Every premature death should be considered a rebuke. But millions across the world die before they should, thanks to skewed healthcare. To prevent such deaths, to fight for health as a human right, should be the role of the more conscientious, says Dr.Paul Farmer, who travels the planet to organize and provide medical treatment for people living in poverty.
A professor of Global Health and Social Medicine at Harvard Medical School, Dr. Farmer is also a founding director of the Partners In Health that can be seen working in such extremely backward pockets like Lesotho in the African continent or Haiti nearer home.
AdvertisementIn Lesotho, for instance, it's difficult to get around. Villages in the mountain kingdom are sometimes accessible only by single-engine propeller aircraft or on horseback. There are often no roads in rural areas and patients must walk hours to clinics, which are extremely difficult for the critically ill, and transporting patients and medical supplies is often an ordeal.
The nonprofit organization Riders for Health is working to help change this by donating ultra-rugged motorcycles for PIH Lesotho staff to use. The vehicles are expected to greatly enhance health-care delivery, allowing health workers to regularly and reliably visit communities previously inaccessible except on foot.
In their holiday message, Ophelia Dahl, President and Executive Director of the Partner in Health and Dr. Farmer recounted a Haiti experience:
"It was 4:00 in the morning on September 3 when one of the assistant social workers called me to tell me that the city of Hinche was flooded. The first thing that ran through my mind was to get up and go search for our HIV patients." - Ermaze Louis Pierre
Ermaze works as a social worker at our hospital in Hinche, Haiti, and she is just one of many whom we count upon to ensure that not only our patients but also their communities have access to the care and services they need.
Marie, one of the many patients located in the floods at dawn on September 3 said: "My accompagnateur, who also lost his home in the floods, came to find me to tell me that all of his medicine had been washed away with the floodwaters, but not to worry as he was on his way to the hospital to get more and would make sure I did not miss a dose." She didn't. And neither did any of our other patients.
Drawing on such stories, Dr.Farmer told the NPR radio, a respected alternative media in the US, "The fight for health as a human right, a fight with real promise, has so far been plagued by failures. Failure because we are chronically short of resources. Failure because we are too often at the mercy of those with the power and money to decide the fates of hundreds of millions. Failure because ill health, as we have learned again and again, is more often than not a symptom of poverty and violence and inequality and we do little to fight those when we provide just vaccines, or only treatment for one disease or another."
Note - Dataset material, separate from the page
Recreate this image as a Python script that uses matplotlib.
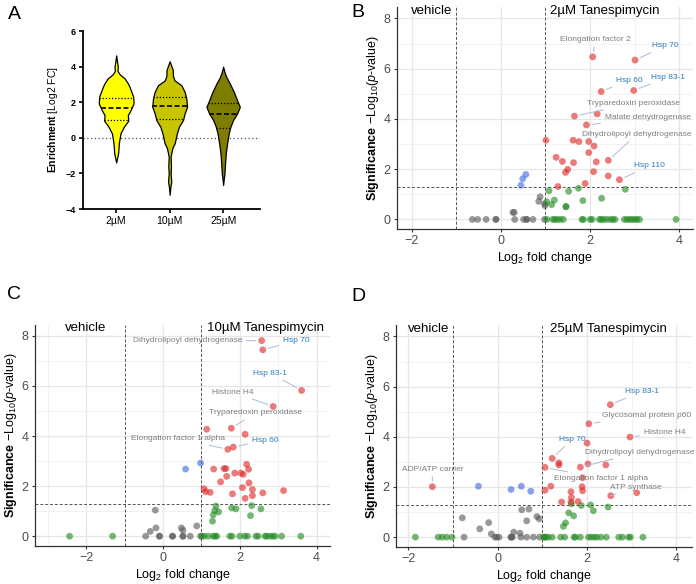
import numpy as np
import matplotlib
matplotlib.use("Agg")
from matplotlib import pyplot as plt
from matplotlib.ticker import MultipleLocator

plt.rcParams['font.family'] = ['Liberation Sans', 'DejaVu Sans']
plt.rcParams['mathtext.fontset'] = 'custom'
plt.rcParams['mathtext.rm'] = 'Liberation Sans'
plt.rcParams['mathtext.it'] = 'Liberation Sans:italic'
plt.rcParams['mathtext.bf'] = 'Liberation Sans:bold'

# ---------------- Panel A: violin profiles (y level, half width) ----------------
doses = ['2µM', '10µM', '25µM']
violin_colors = ['#ffff00', '#c8c400', '#7f7d00']

v1_y = [-1.38, -1.1, -0.86, -0.3, 0.25, 0.63, 0.96, 1.28, 1.56, 1.93, 2.31, 2.86, 3.05, 3.33, 3.57, 3.75, 4.0, 4.3, 4.63]
v1_w = [0.0, 0.02, 0.037, 0.05, 0.08, 0.145, 0.225, 0.218, 0.27, 0.325, 0.318, 0.25, 0.22, 0.16, 0.065, 0.025, 0.03, 0.015, 0.0]
v2_y = [-3.2, -2.8, -2.45, -2.0, -1.6, -1.05, -0.58, -0.3, 0.25, 0.63, 1.0, 1.37, 1.74, 2.2, 2.58, 2.95, 3.23, 3.5, 3.8, 4.05, 4.3]
v2_w = [0.0, 0.012, 0.03, 0.018, 0.025, 0.018, 0.05, 0.095, 0.135, 0.175, 0.25, 0.28, 0.325, 0.312, 0.28, 0.22, 0.09, 0.06, 0.06, 0.03, 0.0]
v3_y = [-2.65, -2.3, -2.0, -1.4, -0.86, -0.3, 0.25, 0.63, 1.0, 1.37, 1.74, 2.1, 2.58, 3.05, 3.4, 3.7, 4.0]
v3_w = [0.0, 0.012, 0.025, 0.037, 0.05, 0.075, 0.105, 0.137, 0.187, 0.262, 0.312, 0.262, 0.2, 0.125, 0.062, 0.025, 0.0]
q_low = [1.0, 1.05, 0.55]
q_med = [1.68, 1.78, 1.35]
q_high = [2.25, 2.3, 1.97]

# ---------------- Panel B: 2µM ----------------
b_red_x = [2.06, 3.01, 2.25, 2.98, 1.65, 2.16, 1.92, 1.01, 1.62, 1.75, 1.97, 2.09, 1.97, 2.41, 2.14, 1.24, 1.38, 1.63, 1.50, 1.45, 2.08, 2.41, 2.66, 1.28, 1.89]
b_red_y = [6.47, 6.34, 5.09, 5.13, 4.11, 4.20, 3.76, 3.15, 3.15, 3.10, 3.10, 2.92, 2.66, 2.35, 2.29, 2.47, 2.31, 2.26, 1.99, 1.87, 1.90, 1.73, 1.58, 1.31, 1.43]
b_blue_x = [0.45, 0.49, 0.56]
b_blue_y = [1.36, 1.62, 1.79]
b_green_x = [1.08, 1.14, 1.20, 1.46, 1.52, 1.74, 1.84, 2.26, 2.79, 1.03, 1.46,
             1.03, 1.16, 1.21, 1.26, 1.33, 1.40, 1.82, 1.85, 2.00, 2.05, 2.21, 2.25, 2.30, 2.37, 2.45,
             2.51, 2.56, 2.77, 2.83, 2.89, 2.94, 3.00, 3.05, 3.11, 3.93]
b_green_y = [1.14, 0.59, 0.77, 0.50, 1.12, 1.24, 0.75, 0.84, 1.20, 0.70, 0.52,
             0, 0, 0, 0, 0, 0, 0, 0, 0, 0, 0, 0, 0, 0, 0,
             0, 0, 0, 0, 0, 0, 0, 0, 0, 0]
b_grey_x = [0.88, 0.85, 0.99, 0.98, 0.27, 0.30, -0.64, -0.52, -0.33, -0.11, -0.11, 0.31, 0.51, 0.58, 0.58, 0.72, 0.98]
b_grey_y = [0.90, 0.72, 0.55, 0.62, 0.28, 0.28, 0, 0, 0, 0, 0, 0, 0, 0, 0, 0, 0]
b_labels = ['Elongation factor 2', 'Hsp 70', 'Hsp 60', 'Hsp 83-1', 'Tryparedoxin peroxidase',
            'Malate dehydrogenase', 'Dihydrolipoyl dehydrogenase', 'Hsp 110']
b_lab_pt = [(2.06, 6.47), (3.01, 6.34), (2.25, 5.09), (2.98, 5.13), (1.65, 4.11), (1.92, 3.76), (2.41, 2.35), (2.66, 1.58)]
b_lab_txt = [(2.12, 7.16), (3.69, 6.91), (2.87, 5.53), (3.74, 5.65), (2.98, 4.62), (3.29, 4.05), (3.05, 3.38), (3.34, 2.13)]
b_lab_hsp = [False, True, True, True, False, False, False, True]

# ---------------- Panel C: 10µM ----------------
c_red_x = [2.57, 2.60, 3.61, 2.87, 1.14, 1.78, 2.14, 1.69, 1.83, 1.32, 1.59, 1.64, 2.18, 2.23, 1.87, 2.03, 2.09, 1.66,
           1.50, 2.24, 2.07, 2.33, 2.33, 2.14, 2.60, 3.14, 1.07, 1.11, 1.23, 1.81]
c_red_y = [7.81, 7.44, 5.82, 5.18, 4.27, 4.31, 4.07, 3.47, 3.56, 2.68, 2.70, 2.70, 2.87, 2.67, 2.52, 2.52, 2.47, 2.39,
           2.17, 2.13, 1.94, 1.86, 1.62, 1.51, 1.73, 1.82, 1.89, 1.78, 1.75, 1.69]
c_blue_x = [0.59, 0.98]
c_blue_y = [2.68, 2.92]
c_green_x = [1.38, 1.35, 1.45, 1.31, 1.29, 1.79, 1.90, 2.31, 2.55, 2.28,
             -2.43, -1.31, 1.01, 1.07, 1.18, 1.31, 1.36, 1.40, 1.74, 1.80, 2.00, 2.13, 2.20, 2.42, 2.48,
             2.66, 2.70, 2.79, 2.86, 2.92, 3.09, 3.59]
c_green_y = [1.20, 1.02, 0.97, 0.85, 0.60, 1.13, 1.09, 1.22, 1.09, 0.82,
             0, 0, 0, 0, 0, 0, 0, 0, 0, 0, 0, 0, 0, 0, 0,
             0, 0, 0, 0, 0, 0, 0]
c_grey_x = [-0.20, -0.18, -0.33, 0.48, 0.52, 0.88, -0.45, -0.09, -0.09, 0.25, 0.25, 0.52, 0.52, 0.71, 0.98]
c_grey_y = [1.04, 0.33, 0.19, 0.33, 0.24, 0.41, 0, 0, 0, 0, 0, 0, 0, 0, 0]
c_labels = ['Dihydrolipoyl dehydrogenase', 'Hsp 70', 'Hsp 83-1', 'Histone H4', 'Tryparedoxin peroxidase',
            'Elongation factor 1 alpha', 'Hsp 60']
c_lab_pt = [(2.57, 7.81), (2.60, 7.44), (3.61, 5.82), (2.87, 5.18), (1.78, 4.31), (1.69, 3.47), (1.83, 3.56)]
c_lab_txt = [(0.64, 7.81), (3.47, 7.81), (2.80, 6.51), (1.83, 5.75), (2.41, 4.92), (0.40, 3.89), (2.66, 3.83)]
c_lab_hsp = [False, True, True, False, False, False, True]

# ---------------- Panel D: 25µM ----------------
d_red_x = [2.52, 2.04, 2.96, 2.00, 1.22, 1.37, 1.37, 2.02, 2.42, 1.85, 1.06, 1.90, -1.46, 1.19, 1.06, 1.89,
           1.64, 1.65, 1.90, 2.53, 3.11, 1.43, 1.64, 1.80]
d_red_y = [5.28, 4.52, 3.99, 3.75, 3.14, 2.96, 2.88, 2.92, 2.88, 2.79, 2.78, 2.37, 2.01, 2.03, 1.87, 2.01,
           1.81, 1.58, 1.85, 1.65, 1.77, 1.40, 1.40, 1.42]
d_blue_x = [-0.43, 0.30, 0.53, 0.74]
d_blue_y = [2.03, 1.90, 2.03, 1.83]
d_green_x = [1.65, 1.87, 2.08, 2.14, 2.47, 1.59, 1.70, 1.52, 1.47,
             -1.84, -1.33, -1.24, -1.14, -1.02, 1.04, 1.04, 1.08, 1.13, 1.22, 1.41, 1.50, 1.71, 1.74, 1.85,
             2.03, 2.09, 2.16, 2.22, 2.31, 2.43, 2.71, 2.79, 2.93, 2.97, 3.25]
d_green_y = [1.33, 1.26, 1.28, 1.05, 1.20, 0.97, 0.85, 0.57, 0.43,
             0, 0, 0, 0, 0, 0, 0, 0, 0, 0, 0, 0, 0, 0, 0,
             0, 0, 0, 0, 0, 0, 0, 0, 0, 0, 0]
d_grey_x = [-0.79, -0.40, -0.20, -0.14, 0.36, 0.50, 0.54, 0.70, 0.65, 0.88, 0.93,
            -0.75, -0.06, -0.02, 0.03, 0.30, 0.30, 0.33, 0.52, 0.65, 0.80, 0.94]
d_grey_y = [0.77, 0.33, 0.58, 0.13, 0.20, 0.16, 1.09, 1.12, 0.65, 0.82, 0.73,
            0, 0, 0, 0, 0, 0, 0, 0, 0, 0, 0]
d_labels = ['Hsp 83-1', 'Glycosomal protein p60', 'Histone H4', 'Hsp 70', 'Dihydrolipoyl dehydrogenase',
            'ADP/ATP carrier', 'Elongation factor 1 alpha', 'ATP synthase']
d_lab_pt = [(2.52, 5.28), (2.04, 4.52), (2.96, 3.99), (1.22, 3.14), (1.85, 2.79), (-1.46, 2.01), (1.06, 2.78), (2.53, 1.65)]
d_lab_txt = [(3.22, 5.81), (3.33, 4.84), (3.73, 4.17), (1.67, 3.91), (3.18, 3.38), (-1.46, 2.71), (2.31, 2.34), (3.08, 1.99)]
d_lab_hsp = [True, False, False, True, False, False, False, False]

fig = plt.figure(figsize=(6.96, 5.84), dpi=100)

# ---- Panel A ----
axA = fig.add_axes([0.1193, 0.6421, 0.2543, 0.3048])
profiles = [(v1_y, v1_w), (v2_y, v2_w), (v3_y, v3_w)]
for i, (yy, ww) in enumerate(profiles):
    yy = np.array(yy); ww = np.array(ww)
    axA.fill_betweenx(yy, i - ww, i + ww, facecolor=violin_colors[i], edgecolor='black', lw=0.9, zorder=2)
    for q, ls, lw in [(q_low[i], (0, (1, 1.5)), 0.9), (q_high[i], (0, (1, 1.5)), 0.9), (q_med[i], (0, (3, 1.5)), 1.2)]:
        hw = np.interp(q, yy, ww)
        axA.plot([i - hw, i + hw], [q, q], color='black', ls=ls, lw=lw, zorder=3)
axA.axhline(0, color='#555555', ls=(0, (1, 2)), lw=0.9, zorder=1)
axA.set_xlim(-0.62, 2.69)
axA.set_ylim(-4, 6)
axA.set_yticks([-4, -2, 0, 2, 4, 6])
axA.set_xticks([0, 1, 2])
axA.set_xticklabels(doses, fontsize=7.5)
for lab in axA.get_yticklabels():
    lab.set_fontweight('bold')
    lab.set_fontsize(6.5)
axA.tick_params(width=1.2, length=3, pad=2)
for s in ['top', 'right']:
    axA.spines[s].set_visible(False)
for s in ['left', 'bottom']:
    axA.spines[s].set_linewidth(1.3)
axA.set_ylabel(r'$\bf{Enrichment}$ [Log2 FC]', fontsize=7.5, labelpad=4)


def volcano(rect, xlim, red, blue, green, grey, labels, lab_pt, lab_txt, lab_hsp, right_title):
    ax = fig.add_axes(rect)
    ax.set_xlim(*xlim)
    ax.set_ylim(-0.38, 8.45)
    ax.xaxis.set_major_locator(MultipleLocator(2))
    ax.xaxis.set_minor_locator(MultipleLocator(1))
    ax.yaxis.set_major_locator(MultipleLocator(2))
    ax.yaxis.set_minor_locator(MultipleLocator(1))
    ax.grid(which='major', color='#e6e6e6', lw=0.9, zorder=0)
    ax.grid(which='minor', color='#f0f0f0', lw=0.6, zorder=0)
    ax.set_axisbelow(True)
    for s in ['top', 'right']:
        ax.spines[s].set_visible(False)
    for s in ['left', 'bottom']:
        ax.spines[s].set_color('#333333')
        ax.spines[s].set_linewidth(0.9)
    ax.tick_params(which='major', length=2.5, color='#333333', labelcolor='#4d4d4d', labelsize=9, pad=2)
    ax.tick_params(which='minor', length=0)
    ax.axvline(-1, color='#555555', ls=(0, (3, 2)), lw=0.7, zorder=1)
    ax.axvline(1, color='#555555', ls=(0, (3, 2)), lw=0.7, zorder=1)
    ax.axhline(1.3, color='#555555', ls=(0, (3, 2)), lw=0.7, zorder=1)
    for (xs, ys), col in [(grey, '#5a5a5a'), (green, '#228b22'), (blue, '#4169e1'), (red, '#e02828')]:
        ax.scatter(xs, ys, s=24, c=col, alpha=0.62, edgecolors='none', zorder=3)
    for lab, pt, tx, hsp in zip(labels, lab_pt, lab_txt, lab_hsp):
        ax.annotate(lab, xy=pt, xytext=tx, ha='center', va='center', fontsize=6,
                    color='#2b7bba' if hsp else '#7f7f7f',
                    arrowprops=dict(arrowstyle='-', color='#a8bcd8', lw=0.7, shrinkA=1, shrinkB=4), zorder=4)
    ax.text(-1.55 if xlim[0] > -3 else -2.0, 8.3, 'vehicle', fontsize=9.5, ha='center', va='center')
    ax.text(right_title[0], 8.3, right_title[1], fontsize=9.5, ha='center', va='center')
    ax.set_xlabel(r'Log$_2$ fold change', fontsize=9, labelpad=2)
    ax.set_ylabel(r'$\bf{Significance}$ $-$Log$_{10}$($p$-value)', fontsize=9, labelpad=2)
    return ax


volcano([0.5704, 0.6079, 0.4253, 0.380], (-2.33, 4.31),
        (b_red_x, b_red_y), (b_blue_x, b_blue_y), (b_green_x, b_green_y), (b_grey_x, b_grey_y),
        b_labels, b_lab_pt, b_lab_txt, b_lab_hsp, (2.34, '2µM Tanespimycin'))
volcano([0.0503, 0.0656, 0.4239, 0.3786], (-3.33, 4.35),
        (c_red_x, c_red_y), (c_blue_x, c_blue_y), (c_green_x, c_green_y), (c_grey_x, c_grey_y),
        c_labels, c_lab_pt, c_lab_txt, c_lab_hsp, (2.67, '10µM Tanespimycin'))
volcano([0.5685, 0.0639, 0.4253, 0.3793], (-2.28, 4.34),
        (d_red_x, d_red_y), (d_blue_x, d_blue_y), (d_green_x, d_green_y), (d_grey_x, d_grey_y),
        d_labels, d_lab_pt, d_lab_txt, d_lab_hsp, (2.47, '25µM Tanespimycin'))

for lab, x, y in [('A', 0.012, 0.975), ('B', 0.505, 0.978), ('C', 0.010, 0.495), ('D', 0.505, 0.493)]:
    fig.text(x, y, lab, fontsize=14, ha='left', va='center')

fig.savefig('out.png', dpi=100)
He went on to admit, "....our best-laid plans have been met with many unexpected challenges, from a worldwide food crisis and soaring fuel costs to a series of devastating storms in Haiti and a financial meltdown in the United States."
The current crisis, particularly, would mean that the people his Partners In Health serve may fall even deeper into poverty, placing them at increased risk of disease; while at the same time fund flow could dry up.
But Dr. Farmer and his colleagues remain optimistic: "If Marie's accompagnateur can wade through the floodwaters to guarantee that she does not miss a dose, even after his own house had been washed away, we must do our utmost to make sure that our programs and services are not cut even in the midst of this worldwide economic crisis."
They say the goal should be nothing less than the refashioning of our world into one in which no one starves, drinks impure water, lives in fear of the powerful and violent, or dies ill and unattended.